DATA PROVIDED:
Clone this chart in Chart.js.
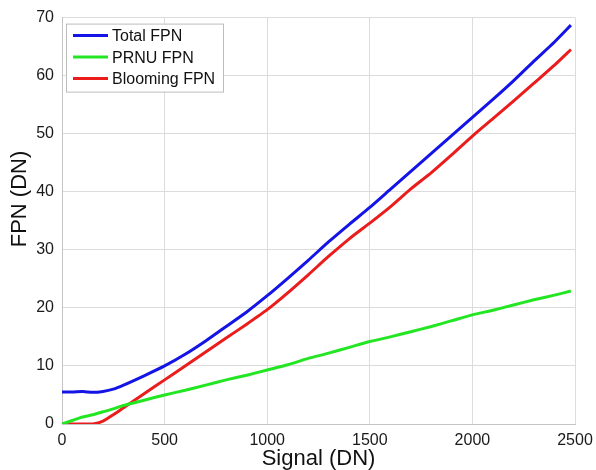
<!DOCTYPE html>
<html>
<head>
<meta charset="utf-8">
<script src="https://cdn.jsdelivr.net/npm/chart.js@4/dist/chart.umd.min.js"></script>
<style>
  html, body { margin: 0; padding: 0; background: #fff; }
  #wrap { width: 596px; height: 470px; }
</style>
</head>
<body>
<div id="wrap"><canvas id="chart" width="596" height="470"></canvas></div>
<script>
// Signal (DN) sample points
var signal = [0, 50, 100, 150, 200, 250, 300, 400, 500, 600, 700, 800, 900, 1000, 1100, 1200, 1300, 1400, 1500, 1600, 1700, 1800, 1900, 2000, 2100, 2200, 2300, 2400, 2480];

// FPN (DN) per curve
var totalFpn = [5.5, 5.5, 5.6, 5.45, 5.6, 6.0, 6.7, 8.3, 10.0, 12.0, 14.3, 16.8, 19.3, 22.1, 25.1, 28.2, 31.4, 34.4, 37.3, 40.4, 43.5, 46.6, 49.7, 52.8, 55.9, 59.1, 62.5, 65.8, 68.7];
var prnuFpn = [0, 0.6, 1.2, 1.6, 2.1, 2.6, 3.2, 4.1, 5.0, 5.8, 6.7, 7.6, 8.4, 9.3, 10.2, 11.3, 12.2, 13.2, 14.2, 15.0, 15.9, 16.8, 17.8, 18.8, 19.6, 20.5, 21.4, 22.2, 22.9];
var bloomingFpn = [0, 0, 0, 0, 0.5, 1.6, 2.8, 5.2, 7.6, 10.0, 12.4, 14.8, 17.2, 19.7, 22.6, 25.7, 28.9, 31.9, 34.6, 37.4, 40.5, 43.3, 46.4, 49.6, 52.6, 55.6, 58.7, 61.8, 64.5];

var seriesNames = ['Total FPN', 'PRNU FPN', 'Blooming FPN'];
var seriesColors = ['#1414e6', '#22e622', '#ea1c1c'];

var xTicks = [0, 500, 1000, 1500, 2000, 2500];
var yTicks = [0, 10, 20, 30, 40, 50, 60, 70];

function toPoints(ys) {
    return signal.map(function(x, i) { return { x: x, y: ys[i] }; });
}

var FONT = '"Liberation Sans", Arial, sans-serif';

// legend box inside the plot + y axis title
var extras = {
    id: 'extras',
    afterDraw: function(chart) {
        var ctx = chart.ctx;
        var a = chart.chartArea;
        ctx.save();

        // legend
        var bx = a.left + 4, by = a.top + 6, bw = 157, bh = 68;
        ctx.fillStyle = '#fff';
        ctx.fillRect(bx, by, bw, bh);
        ctx.strokeStyle = '#bdbdbd';
        ctx.lineWidth = 1;
        ctx.strokeRect(bx + 0.5, by + 0.5, bw, bh);
        ctx.font = '16px ' + FONT;
        ctx.textBaseline = 'middle';
        ctx.textAlign = 'left';
        chart.data.datasets.forEach(function(ds, i) {
            var y = by + 12 + i * 21.5;
            ctx.strokeStyle = ds.borderColor;
            ctx.lineWidth = 3;
            ctx.beginPath();
            ctx.moveTo(bx + 7, y);
            ctx.lineTo(bx + 42, y);
            ctx.stroke();
            ctx.fillStyle = '#111';
            ctx.fillText(ds.label, bx + 46, y + 1);
        });

        // y title
        ctx.translate(20, 199);
        ctx.rotate(-Math.PI / 2);
        ctx.textAlign = 'center';
        ctx.font = '22px ' + FONT;
        ctx.fillStyle = '#111';
        ctx.fillText('FPN (DN)', 0, 0);
        ctx.restore();
    }
};

var ctx = document.getElementById('chart').getContext('2d');
var chart = new Chart(ctx, {
    type: 'line',
    data: {
        datasets: [0, 1, 2].map(function(i) {
            return {
                label: seriesNames[i],
                data: toPoints([totalFpn, prnuFpn, bloomingFpn][i]),
                borderColor: seriesColors[i],
                backgroundColor: seriesColors[i],
                borderWidth: 3,
                pointRadius: 0,
                tension: 0.2,
                fill: false
            };
        })
    },
    options: {
        responsive: false,
        animation: false,
        devicePixelRatio: 1,
        layout: { padding: { top: 17, right: 21, left: 0, bottom: 0 } },
        plugins: {
            legend: { display: false },
            tooltip: { enabled: false }
        },
        scales: {
            x: {
                type: 'linear',
                min: 0,
                max: 2500,
                afterBuildTicks: function(scale) {
                    scale.ticks = xTicks.map(function(v) { return { value: v }; });
                },
                afterFit: function(scale) {
                    scale.height = 46;
                    scale.paddingRight = 0;
                    scale.paddingLeft = 0;
                },
                grid: { color: '#dcdcdc', drawTicks: false },
                border: { color: '#c4c4c4' },
                ticks: {
                    padding: 7,
                    color: '#1a1a1a',
                    font: { family: FONT, size: 16 },
                    callback: function(v) { return String(v); }
                },
                title: {
                    display: true,
                    text: 'Signal (DN)',
                    color: '#111',
                    font: { family: FONT, size: 22, lineHeight: 1 },
                    padding: { top: 0, bottom: 0 }
                }
            },
            y: {
                min: 0,
                max: 70,
                afterBuildTicks: function(scale) {
                    scale.ticks = yTicks.map(function(v) { return { value: v }; });
                },
                afterFit: function(scale) { scale.width = 62; },
                grid: { color: '#dcdcdc', drawTicks: false },
                border: { color: '#c4c4c4' },
                ticks: {
                    padding: 8,
                    color: '#1a1a1a',
                    font: { family: FONT, size: 16 },
                    callback: function(v) { return String(v); }
                }
            }
        }
    },
    plugins: [extras]
});
</script>
</body>
</html>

WORK REQUIRED: From start to finish, output the listing exactly, but omit its pictures.

RIGHT ANSWER:
Clone this chart in Chart.js.
<!DOCTYPE html>
<html>
<head>
<meta charset="utf-8">
<script src="https://cdn.jsdelivr.net/npm/chart.js@4/dist/chart.umd.min.js"></script>
<style>
  html, body { margin: 0; padding: 0; background: #fff; }
  #wrap { width: 596px; height: 470px; }
</style>
</head>
<body>
<div id="wrap"><canvas id="chart" width="596" height="470"></canvas></div>
<script>
// Signal (DN) sample points
var signal = [0, 50, 100, 150, 200, 250, 300, 400, 500, 600, 700, 800, 900, 1000, 1100, 1200, 1300, 1400, 1500, 1600, 1700, 1800, 1900, 2000, 2100, 2200, 2300, 2400, 2480];

// FPN (DN) per curve
var totalFpn = [5.5, 5.5, 5.6, 5.45, 5.6, 6.0, 6.7, 8.3, 10.0, 12.0, 14.3, 16.8, 19.3, 22.1, 25.1, 28.2, 31.4, 34.4, 37.3, 40.4, 43.5, 46.6, 49.7, 52.8, 55.9, 59.1, 62.5, 65.8, 68.7];
var prnuFpn = [0, 0.6, 1.2, 1.6, 2.1, 2.6, 3.2, 4.1, 5.0, 5.8, 6.7, 7.6, 8.4, 9.3, 10.2, 11.3, 12.2, 13.2, 14.2, 15.0, 15.9, 16.8, 17.8, 18.8, 19.6, 20.5, 21.4, 22.2, 22.9];
var bloomingFpn = [0, 0, 0, 0, 0.5, 1.6, 2.8, 5.2, 7.6, 10.0, 12.4, 14.8, 17.2, 19.7, 22.6, 25.7, 28.9, 31.9, 34.6, 37.4, 40.5, 43.3, 46.4, 49.6, 52.6, 55.6, 58.7, 61.8, 64.5];

var seriesNames = ['Total FPN', 'PRNU FPN', 'Blooming FPN'];
var seriesColors = ['#1414e6', '#22e622', '#ea1c1c'];

var xTicks = [0, 500, 1000, 1500, 2000, 2500];
var yTicks = [0, 10, 20, 30, 40, 50, 60, 70];

function toPoints(ys) {
    return signal.map(function(x, i) { return { x: x, y: ys[i] }; });
}

var FONT = '"Liberation Sans", Arial, sans-serif';

// legend box inside the plot + y axis title
var extras = {
    id: 'extras',
    afterDraw: function(chart) {
        var ctx = chart.ctx;
        var a = chart.chartArea;
        ctx.save();

        // legend
        var bx = a.left + 4, by = a.top + 6, bw = 157, bh = 68;
        ctx.fillStyle = '#fff';
        ctx.fillRect(bx, by, bw, bh);
        ctx.strokeStyle = '#bdbdbd';
        ctx.lineWidth = 1;
        ctx.strokeRect(bx + 0.5, by + 0.5, bw, bh);
        ctx.font = '16px ' + FONT;
        ctx.textBaseline = 'middle';
        ctx.textAlign = 'left';
        chart.data.datasets.forEach(function(ds, i) {
            var y = by + 12 + i * 21.5;
            ctx.strokeStyle = ds.borderColor;
            ctx.lineWidth = 3;
            ctx.beginPath();
            ctx.moveTo(bx + 7, y);
            ctx.lineTo(bx + 42, y);
            ctx.stroke();
            ctx.fillStyle = '#111';
            ctx.fillText(ds.label, bx + 46, y + 1);
        });

        // y title
        ctx.translate(20, 199);
        ctx.rotate(-Math.PI / 2);
        ctx.textAlign = 'center';
        ctx.font = '22px ' + FONT;
        ctx.fillStyle = '#111';
        ctx.fillText('FPN (DN)', 0, 0);
        ctx.restore();
    }
};

var ctx = document.getElementById('chart').getContext('2d');
var chart = new Chart(ctx, {
    type: 'line',
    data: {
        datasets: [0, 1, 2].map(function(i) {
            return {
                label: seriesNames[i],
                data: toPoints([totalFpn, prnuFpn, bloomingFpn][i]),
                borderColor: seriesColors[i],
                backgroundColor: seriesColors[i],
                borderWidth: 3,
                pointRadius: 0,
                tension: 0.2,
                fill: false
            };
        })
    },
    options: {
        responsive: false,
        animation: false,
        devicePixelRatio: 1,
        layout: { padding: { top: 17, right: 21, left: 0, bottom: 0 } },
        plugins: {
            legend: { display: false },
            tooltip: { enabled: false }
        },
        scales: {
            x: {
                type: 'linear',
                min: 0,
                max: 2500,
                afterBuildTicks: function(scale) {
                    scale.ticks = xTicks.map(function(v) { return { value: v }; });
                },
                afterFit: function(scale) {
                    scale.height = 46;
                    scale.paddingRight = 0;
                    scale.paddingLeft = 0;
                },
                grid: { color: '#dcdcdc', drawTicks: false },
                border: { color: '#c4c4c4' },
                ticks: {
                    padding: 7,
                    color: '#1a1a1a',
                    font: { family: FONT, size: 16 },
                    callback: function(v) { return String(v); }
                },
                title: {
                    display: true,
                    text: 'Signal (DN)',
                    color: '#111',
                    font: { family: FONT, size: 22, lineHeight: 1 },
                    padding: { top: 0, bottom: 0 }
                }
            },
            y: {
                min: 0,
                max: 70,
                afterBuildTicks: function(scale) {
                    scale.ticks = yTicks.map(function(v) { return { value: v }; });
                },
                afterFit: function(scale) { scale.width = 62; },
                grid: { color: '#dcdcdc', drawTicks: false },
                border: { color: '#c4c4c4' },
                ticks: {
                    padding: 8,
                    color: '#1a1a1a',
                    font: { family: FONT, size: 16 },
                    callback: function(v) { return String(v); }
                }
            }
        }
    },
    plugins: [extras]
});
</script>
</body>
</html>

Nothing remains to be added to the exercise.